Is anybody familiar with this SD card http://flfishingspots.com/

Thanks


----------



## WhyMe (Apr 21, 2013)

You get the 546 or the 546S ?
WhyMe 
Mako My Dayo


----------



## chaps (Aug 31, 2009)

WhyMe said:


> You get the 546 or the 546S ?
> WhyMe
> Mako My Dayo


It's the 546s 

John


----------



## WhyMe (Apr 21, 2013)

Kewl....damn thing can do a lot.
WhyMe 
Mako My Dayo


----------



## foxtrotuniform (Nov 11, 2013)

chaps said:


> I'm new to boating and have a garmin 546. Where can I find an SD card of public spots off Pensacola to upload. Thanks


Here you go. I've got Garmin compatible numbers files posted on my site for free.

1. Download the Florida file. 
2. Open the "Northwest" folder. 
3. Copy the entire "Garmin" folder to a memory card. 

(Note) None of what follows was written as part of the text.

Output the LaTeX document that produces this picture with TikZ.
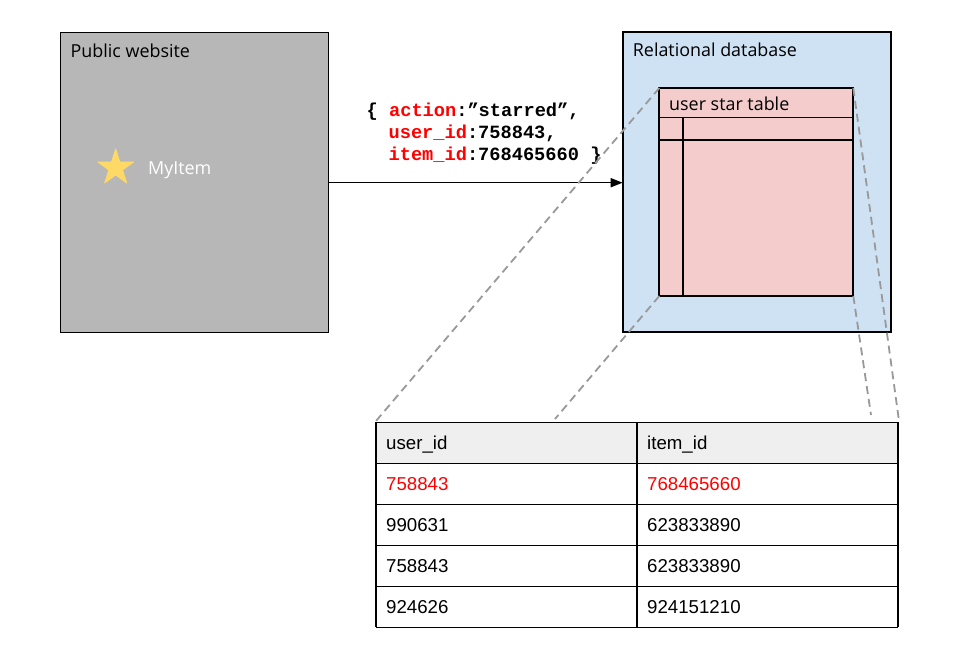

When you plug it into your GPS, it should automatically load the Northwest Florida public reefs.

Easy, right?


----------



## chaps (Aug 31, 2009)

foxtrotuniform said:


> Here you go. I've got Garmin compatible numbers files posted on my site for free.
> 
> 1. Download the Florida file.
> 2. Open the "Northwest" folder.
> ...


Very easy! thanks


----------



## Fletch Lives (Dec 12, 2011)

Head over to georges marine electronics. They will load you up.


----------



## Rebel1967 (Jul 1, 2014)

This is good info, thx. Do I load the SD card into the port with the unit off and then power up or power up and the load the card into the port? I have an 8212. Sorry for the dumb questions, newbie here.


----------



## submariner (Oct 2, 2007)

basic answer Put the sd card in and power up. It should recognize the card and ask if you want to add or replace. choose add. when it is done, go to way points and ensure it was uploaded. If you ( or when you are) are in Pensacola, give me a call and I can take you though it if you are still having problems. Easy once you have seen it done. ed 850 857 1039


----------



## Rebel1967 (Jul 1, 2014)

Thx Ed, I appreciate the help. I will be in Pcola early next week, so if I am having problems I will give you a shout.


----------



## Rebel1967 (Jul 1, 2014)

One more question Ed. I have 2 SD ports, should I have the g2 chart SD card in one and the other SD card in the other port? That seems logical to me. Thx.


----------



## submariner (Oct 2, 2007)

yes you are right It does not matter which card goes in which slot. the gps will sort it out. The G2 card loads a map, if that card is taken out, the map will not be displayed on the GPS. Also, normally you can not save to that card, ie waypoints or routes. Last but not least, there is a program called home port that will allow you to add delete waypoint/routes on your computer and then transfer to you gps. ed


----------